To protect valuable information, employers are putting certain measures in place, with VPNs, multifactor authentication, and regular software updates being three of the most popular. Interestingly, nearly 60% of South African workers would be willing to embrace facial recognition technology and 87% would feel comfortable using fingerprint recognition to access their network. This compares favourably to the UK where 55% of workers surveyed stating they would be okay to use facial recognition and 69% would be comfortable with fingerprint recognition.
This suggests an increasing familiarity with the biometric authentication methods available to smartphone users. With almost seven out of 10 SA workers believing that their organisation takes cybersecurity seriously, there is a disconnect with what they believe their responsibilities are in this regard.
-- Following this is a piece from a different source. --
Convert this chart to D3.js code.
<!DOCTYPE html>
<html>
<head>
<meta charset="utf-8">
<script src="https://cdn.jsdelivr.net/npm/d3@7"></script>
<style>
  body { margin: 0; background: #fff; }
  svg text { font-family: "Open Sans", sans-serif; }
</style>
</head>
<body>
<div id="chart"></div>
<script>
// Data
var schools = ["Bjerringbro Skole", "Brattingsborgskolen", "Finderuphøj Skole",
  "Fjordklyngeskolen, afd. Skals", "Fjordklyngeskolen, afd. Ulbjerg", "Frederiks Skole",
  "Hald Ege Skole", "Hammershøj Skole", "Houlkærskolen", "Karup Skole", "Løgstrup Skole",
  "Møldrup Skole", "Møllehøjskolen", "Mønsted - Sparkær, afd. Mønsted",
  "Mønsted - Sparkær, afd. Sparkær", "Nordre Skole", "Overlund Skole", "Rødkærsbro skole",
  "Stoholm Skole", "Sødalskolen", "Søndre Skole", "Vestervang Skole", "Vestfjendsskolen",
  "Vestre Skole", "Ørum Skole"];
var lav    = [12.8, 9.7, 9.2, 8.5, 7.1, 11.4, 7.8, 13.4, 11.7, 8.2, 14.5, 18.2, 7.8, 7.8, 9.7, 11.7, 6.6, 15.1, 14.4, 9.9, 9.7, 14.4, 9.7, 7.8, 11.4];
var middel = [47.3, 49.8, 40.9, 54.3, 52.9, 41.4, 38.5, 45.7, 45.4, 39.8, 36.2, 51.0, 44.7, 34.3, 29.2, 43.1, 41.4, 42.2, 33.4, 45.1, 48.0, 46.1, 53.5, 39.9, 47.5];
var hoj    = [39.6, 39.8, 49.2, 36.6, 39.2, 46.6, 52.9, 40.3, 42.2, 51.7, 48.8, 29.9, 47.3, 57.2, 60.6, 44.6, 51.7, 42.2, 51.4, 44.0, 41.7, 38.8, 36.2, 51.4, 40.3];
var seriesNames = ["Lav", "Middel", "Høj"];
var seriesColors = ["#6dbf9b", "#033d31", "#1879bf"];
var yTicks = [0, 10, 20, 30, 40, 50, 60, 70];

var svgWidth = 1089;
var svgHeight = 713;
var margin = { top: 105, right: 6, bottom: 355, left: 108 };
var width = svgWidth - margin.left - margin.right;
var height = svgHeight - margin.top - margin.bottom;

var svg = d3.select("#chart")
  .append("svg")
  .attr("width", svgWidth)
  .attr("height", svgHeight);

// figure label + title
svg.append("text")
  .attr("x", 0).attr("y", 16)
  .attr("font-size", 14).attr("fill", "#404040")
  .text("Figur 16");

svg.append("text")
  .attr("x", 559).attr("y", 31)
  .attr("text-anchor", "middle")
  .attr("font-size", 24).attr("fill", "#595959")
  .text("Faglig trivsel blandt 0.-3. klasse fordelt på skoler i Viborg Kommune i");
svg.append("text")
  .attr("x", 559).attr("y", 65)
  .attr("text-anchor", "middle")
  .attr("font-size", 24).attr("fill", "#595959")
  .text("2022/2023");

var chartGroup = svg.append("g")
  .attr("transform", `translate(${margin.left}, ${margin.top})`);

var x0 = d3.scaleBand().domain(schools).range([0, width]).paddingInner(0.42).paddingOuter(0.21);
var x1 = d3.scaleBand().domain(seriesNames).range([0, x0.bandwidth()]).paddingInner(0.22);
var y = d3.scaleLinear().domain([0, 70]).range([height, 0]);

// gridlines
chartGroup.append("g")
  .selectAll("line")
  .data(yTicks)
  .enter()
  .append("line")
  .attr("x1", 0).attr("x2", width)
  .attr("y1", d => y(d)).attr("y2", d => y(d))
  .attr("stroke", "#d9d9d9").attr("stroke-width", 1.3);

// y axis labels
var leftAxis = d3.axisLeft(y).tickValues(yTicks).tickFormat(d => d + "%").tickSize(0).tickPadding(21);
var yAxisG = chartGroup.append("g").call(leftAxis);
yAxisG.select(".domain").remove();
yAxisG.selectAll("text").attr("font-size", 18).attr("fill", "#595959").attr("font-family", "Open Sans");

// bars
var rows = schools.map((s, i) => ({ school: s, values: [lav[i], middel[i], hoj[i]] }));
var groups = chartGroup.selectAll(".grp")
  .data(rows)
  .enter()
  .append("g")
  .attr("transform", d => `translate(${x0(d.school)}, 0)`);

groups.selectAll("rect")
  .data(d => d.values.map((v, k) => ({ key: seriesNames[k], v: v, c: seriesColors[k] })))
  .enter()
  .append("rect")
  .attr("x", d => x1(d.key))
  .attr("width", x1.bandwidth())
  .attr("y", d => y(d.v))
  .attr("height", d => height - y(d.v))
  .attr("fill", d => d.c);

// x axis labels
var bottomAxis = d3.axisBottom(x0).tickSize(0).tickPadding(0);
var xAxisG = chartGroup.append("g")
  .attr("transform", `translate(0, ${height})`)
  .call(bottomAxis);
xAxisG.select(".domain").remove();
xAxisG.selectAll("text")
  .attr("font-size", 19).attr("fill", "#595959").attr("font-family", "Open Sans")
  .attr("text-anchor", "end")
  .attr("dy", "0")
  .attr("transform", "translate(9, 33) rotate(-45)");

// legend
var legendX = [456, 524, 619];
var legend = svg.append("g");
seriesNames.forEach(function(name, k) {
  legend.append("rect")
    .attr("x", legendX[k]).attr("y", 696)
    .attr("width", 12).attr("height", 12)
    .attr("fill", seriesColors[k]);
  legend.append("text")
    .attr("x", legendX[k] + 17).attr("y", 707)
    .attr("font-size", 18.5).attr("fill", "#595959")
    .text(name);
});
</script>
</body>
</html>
A lack of awareness among employees about security measures is a major factor. So is the perception that following protocol literally wastes time. This underlines the need for continual cybersecurity awareness and educational programmes to ward off data breaches. For instance, less than 40% of SA workers are aware of single sign-on solutions in their organisation to access a range of platforms and apps without having to log in each time and almost 42% of people spend up to 10 minutes daily on dealing with security; less than 2% of their working hours. In the UK, workers complain they spend on average 12 minutes a day on security measures.
Additionally, only 52% of employees know of any internal support resources for reporting incidents and phishing attempts.
Conrad Steyn, CTO at Cisco South Africa, says: “With hybrid work here to stay, employees are increasingly operating from uncontrolled environments, using public and private networks and multiple devices. When individuals don’t know how to protect themselves and their company network against an attack, an entire business could come under siege. In a new and complicated threat landscape, businesses need to focus on both educating employees to keep their communications safer and more secure and choosing integrated security technologies to maximise threat protection.”
Cisco’s research demonstrates the need for South African companies to improve their security awareness training and educate employees on the importance of reporting incidents and security vigilance in a new hybrid working world. Businesses should work with employees to find security protocols that work for all, helping to make the corporate network the most resilient it can be. Across industries, investing in security solutions that assure both employees and customers of data and network security is now critical.